A 77-year-old man presented with sudden-onset left hemiparesis. He had a past history of hypertension, and blood pressure in the emergency room was 206/99 mmHg. He showed mild dysarthria, left facial palsy, and left hemiparesis (MMT: 4/5). NIHSS score was 4 on admission. Routine blood tests revealed a low level of high-density lipoprotein (29 mg/dl), without any other abnormalities including blood cell count, serum protein, or coagulation markers. Initial MRI showed intracranial hemorrhage in the right putamen (Fig. 1C). After we diagnosed hypertensive ICH, anti-hypertensive therapy and intravenous glycerol were initiated. On hospital day 5, the patient experienced secondary neurological deterioration, showing left complete hemiplegia. DWI revealed acute perforating artery infarction adjacent to the ICH (Fig. 1D).

Discussion

We report a novel clinical manifestation of symptomatic perforating artery infarction adjacent to hypertensive ICH, which was detected on DWI.

A previous study reported cases of large ischemic stroke due to mechanical compression of the ICH against large vessels [3]. In addition, a previous cross-sectional study demonstrated acute cerebral infarctions in more than one-fifth of spontaneous ICH patients. The majority of infarct lesions in ICH patients were subcentimeter, subcortical, and subclinical [2]. However, details of positional relationships between hematoma and cerebral infarctions remain elusive. Moreover, symptomatic perforating artery infarction adjacent to ICH has not been reported previously. Here, we provided the first two reports of delayed perforating artery infarction adjacent to ICH.

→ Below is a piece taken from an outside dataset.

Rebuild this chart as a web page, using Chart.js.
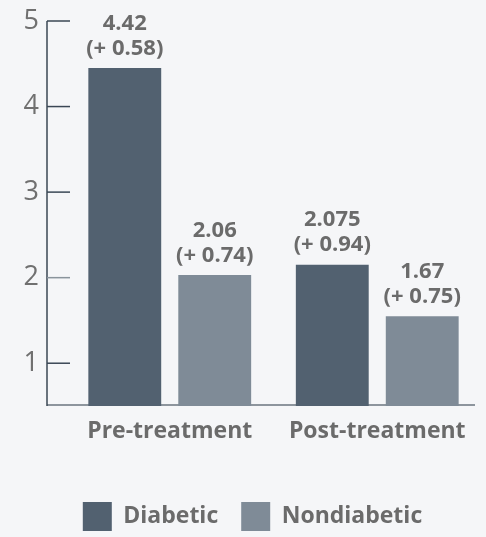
<!DOCTYPE html>
<html>
<head>
<meta charset="utf-8">
<script src="https://cdn.jsdelivr.net/npm/chart.js@4"></script>
<style>
html,body{margin:0;padding:0;background:#f5f6f8;}
#wrap{width:486px;height:537px;position:relative;}
</style>
</head>
<body>
<div id="wrap"><canvas id="c" width="486" height="537"></canvas></div>
<script>
const categories = ["Pre-treatment", "Post-treatment"];
const seriesNames = ["Diabetic", "Nondiabetic"];
const diabeticValues = [4.45, 2.15];
const nondiabeticValues = [2.03, 1.55];
const diabeticLabels = ["4.42", "2.075"];
const nondiabeticLabels = ["2.06", "1.67"];
const diabeticSD = ["0.58", "0.94"];
const nondiabeticSD = ["0.74", "0.75"];
const yTicks = [1, 2, 3, 4, 5];
const colors = ["#526170", "#7f8b97"];

const FONT = "'Open Sans', 'Noto Sans', sans-serif";
const TEXT = "#6b6b6b";

const valueLabels = [diabeticLabels, nondiabeticLabels];
const sdLabels = [diabeticSD, nondiabeticSD];

const axisPlugin = {
  id: 'customAxes',
  beforeDatasetsDraw(chart) {
    const {ctx, chartArea, scales} = chart;
    const y = scales.y;
    const ax = chartArea.left - 19;
    ctx.save();
    ctx.strokeStyle = '#8d959d';
    ctx.lineWidth = 2;
    ctx.beginPath();
    ctx.moveTo(ax, chartArea.bottom - 1);
    ctx.lineTo(chartArea.right - 6, chartArea.bottom - 1);
    ctx.stroke();
    ctx.strokeStyle = '#3a4755';
    ctx.lineWidth = 1.5;
    ctx.beginPath();
    ctx.moveTo(ax, y.getPixelForValue(yTicks[yTicks.length - 1]));
    ctx.lineTo(ax, chartArea.bottom);
    ctx.stroke();
    yTicks.forEach(t => {
      const py = y.getPixelForValue(t);
      ctx.strokeStyle = t === 2 ? '#8a949c' : '#3a4755';
      ctx.beginPath();
      ctx.moveTo(ax, py);
      ctx.lineTo(ax + 23, py);
      ctx.stroke();
    });
    ctx.restore();
  }
};

const labelPlugin = {
  id: 'barLabels',
  afterDatasetsDraw(chart) {
    const {ctx} = chart;
    ctx.save();
    ctx.font = "bold 22px " + FONT;
    ctx.fillStyle = TEXT;
    ctx.textAlign = 'center';
    ctx.textBaseline = 'alphabetic';
    chart.data.datasets.forEach((ds, di) => {
      const meta = chart.getDatasetMeta(di);
      meta.data.forEach((bar, i) => {
        const base = bar.y - 13.5;
        ctx.fillText("(+ " + sdLabels[di][i] + ")", bar.x, base);
        ctx.fillText(valueLabels[di][i], bar.x, base - 25);
      });
    });
    ctx.restore();
  }
};

new Chart(document.getElementById('c'), {
  type: 'bar',
  data: {
    labels: categories,
    datasets: [
      {label: seriesNames[0], data: diabeticValues, backgroundColor: colors[0]},
      {label: seriesNames[1], data: nondiabeticValues, backgroundColor: colors[1]}
    ]
  },
  options: {
    responsive: false,
    animation: false,
    devicePixelRatio: 1,
    layout: {padding: {left: 24, right: 5, top: 0, bottom: 0}},
    datasets: {bar: {barPercentage: 0.81, categoryPercentage: 0.867}},
    scales: {
      x: {
        grid: {display: false, drawTicks: false},
        border: {display: false},
        ticks: {font: {family: FONT, size: 23, weight: 'bold'}, color: TEXT, padding: 12, maxRotation: 0},
        afterFit(s) { s.height = 73; }
      },
      y: {
        min: 0.5, max: 5,
        grid: {display: false, drawTicks: false},
        border: {display: false},
        ticks: {font: {family: FONT, size: 27, weight: 'normal'}, color: '#707070', padding: 27, stepSize: 1},
        afterBuildTicks(s) { s.ticks = yTicks.map(v => ({value: v})); },
        afterFit(s) { s.width = 42; s.paddingTop = 21; s.paddingBottom = 0; }
      }
    },
    plugins: {
      legend: {
        position: 'bottom',
        maxHeight: 58,
        labels: {
          boxWidth: 29, boxHeight: 29, padding: 23,
          color: TEXT,
          font: {family: FONT, size: 23, weight: 'bold'}
        }
      },
      tooltip: {enabled: false}
    }
  },
  plugins: [axisPlugin, labelPlugin]
});
</script>
</body>
</html>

Possible mechanisms of cerebral infarction in the present cases were as follows: first, the hematoma itself and/or perihematomal edema could theoretically compress the adjacent perforators, causing cerebral ischemia. In line with this hypothesis, previous experimental studies have demonstrated decreased cerebral blood flow after ICH was associated with a mass effect, leading to cerebral ischemia in rats [4]. Second, cerebral vasospasm may have been induced in the perforating artery in our cases. Cerebral vasospasm is frequent after subarachnoid hemorrhage (SAH), resulting in severe complications [5]. However, cerebral vasospasm is not exclusive to SAH, and has been reported in a patient with ICH [6]. In patients with ICH, blood comes into direct contact with the cerebrospinal fluid and/or diffuses along the Virchow-Robin perivascular spaces. Hemoglobin degradation products also inhibit endothelial relaxation in the cerebral arteries, leading to vasoconstriction [5]. Finally, aggressive lowering of blood pressure beyond the lower limits of cerebral autoregulation might induce cerebral ischemia in hypertensive ICH patients.

In conclusion, the present cases demonstrated that ICH can be followed by perforating artery infarction adjacent to the hematoma. Although further accumulation of reports is warranted to determine whether and how ICH induces perforating artery infarction, blood pressure should be lowered with care during the acute phase of ICH.

Declaration of Competing Interest

The authors declare no conflicts of interest.